Twenty summers ago, I was a Grateful Dead cover fan. I was a real Grateful Dead fan first, of course, but the group that packed football stadiums and had the real Jerry Garcia on guitar didn’t play a smoky shithole called the Right Track Inn two towns over from mine every Saturday night from 10 to 3. So on most weekends, it was the best we could do.
They were first called the Volunteers, they became the Zen Tricksters, they had a Jerry sound-alike guy named Jeff Mattson, a Bobby Weir sound-alike guy named Tom Circosta, a female singer named Jen who got hotter with every Miller Lite consumed and “White Rabbit” heard, plus keyboards, bass and drums. They even inspired a parking-lot scene in between their three sets where you could buy dimebags and occasional whip-it balloons. Here’s a clip of a show I probably attended:
Pretty good, right?
Good enough for my friends and me to keep coming back, and good enough that several members have gone on to jam with the survivors of the real Dead after Jerry’s death. Back then, their mimicry of the singing voices, on-stage banter and rock-star moves of Messrs. Garcia, Weir, Phil Lesh et al was humorous only in its uncanny likeness to the original – not because anyone felt these guys were pathetic for trying to pretend to be something they weren’t. The only lame thing about them was a large portion of the roughly twenty percent of their material that wasn’t Dead music — the bad twelve-bar blues covers (is “bad twelve-bar blues” redundant?) and dreadful original music.
Fact is, I was never ashamed to see the Zen Tricksters.
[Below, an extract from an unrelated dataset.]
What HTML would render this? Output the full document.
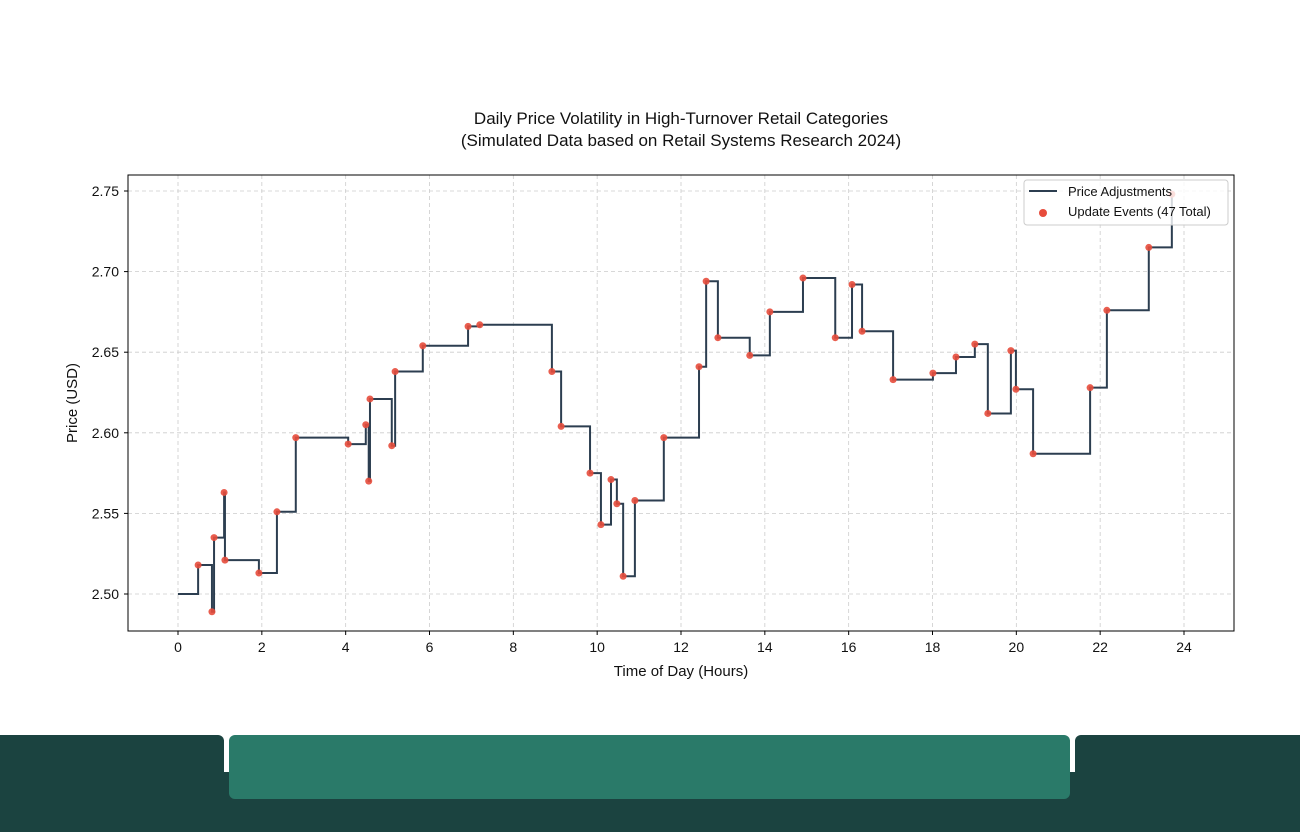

I was never ashamed for the guy selling “kind veggie burritos” out of a cart in front of the Right Track. I was never ashamed to attempt to move to the rhythm with the same stoned white-boy gyrations that I employed on the two or three yearly occasions upon which the real Grateful Dead graced a stage in front of me. I don’t think I ever tripped on acid for the Zen Tricksters, but that doesn’t mean I wouldn’t have if a young Rosicky Jones had walked in one night during “Bird Song” and squirted a liquid dose or seven on my hand from a dropper bottle.
The music might not have been “real,” but everything else was. The Tricksters were passionate about the material they were interpreting. They soared when they were supposed to soar, ebbed when they had to ebb, and delivered the key lines — “If you get confused, then listen to the music play” and “Nothin’ left do do but smile, smile, smile” and “The sky was yellow and the sun was blue” — in a true way, making the crowd of two hundred not only the Dead’s, but theirs.
Last week, while my wife and son checked out the bouncy-houses and undistinguishable deep-fried treats of a weekend fair in a mountain town not too far from our town, I wandered through throngs of pierced and tatted-up teens to a small stage featuring a Fleetwood Mac “tribute” band called Second Hand Newz. The band looked the part, with a Stevie Nicks impersonator that went as far as wearing flowing black witch clothes, hanging scarves and frilly, weird witchy things from the mic stand, and making me wonder if there were urban-legend rumors that she, too, employed a roadie to blow eight-balls of coke up her butthole through a straw — and if maybe it was a Krazy Straw. She didn’t sound very much like Stevie, but I didn’t care.
The bass player was hiding his bald head with a baseball cap and had a white beard, just like the real John McVie. The drummer was just a drummer. The lead guitarist looked nothing like Lindsey Buckingham and couldn’t sing, so the male lead vocal parts went to the keyboard player, a dead ringer for Helen Mirren playing Christine McVie in the Fleetwood Mac movie. As a longtime disliker of Ms. McVie, I was hoping to go at least one set without hearing her clone tell me lies, tell me sweet little lies (tell me, tell me, tell me lies!), but I suppose you take what you can get at a free fair.
And what did I get? Damn good guitar from the non-Lindsey, particularly on the Peter Green chestnut “Oh Well,” but not on “Big Love. ” The band opted for the 1980s radio saccharine-synth version, which meant our guitar hero made the wise decision to not even attempt this:
Yeah, there was too much schlock (“Everywhere,” “Gypsy,” “Seven Wonders”), but goddammit, when a decent sound system is feeding you the best songs from “Rumours” in a musically competent fashion and the sun is shining on the Pacific Northwest and you’re standing ten feet from the stage with a microbrew in hand, things could be worse.
That’s why I’ll always dig cover bands.
That’s why I’ll see these guys if I get the chance:
And that’s why I’d even see this guy:
And that’s why I’d rather see somebody doing serviceable renditions of songs I like than great renditions of songs I hate.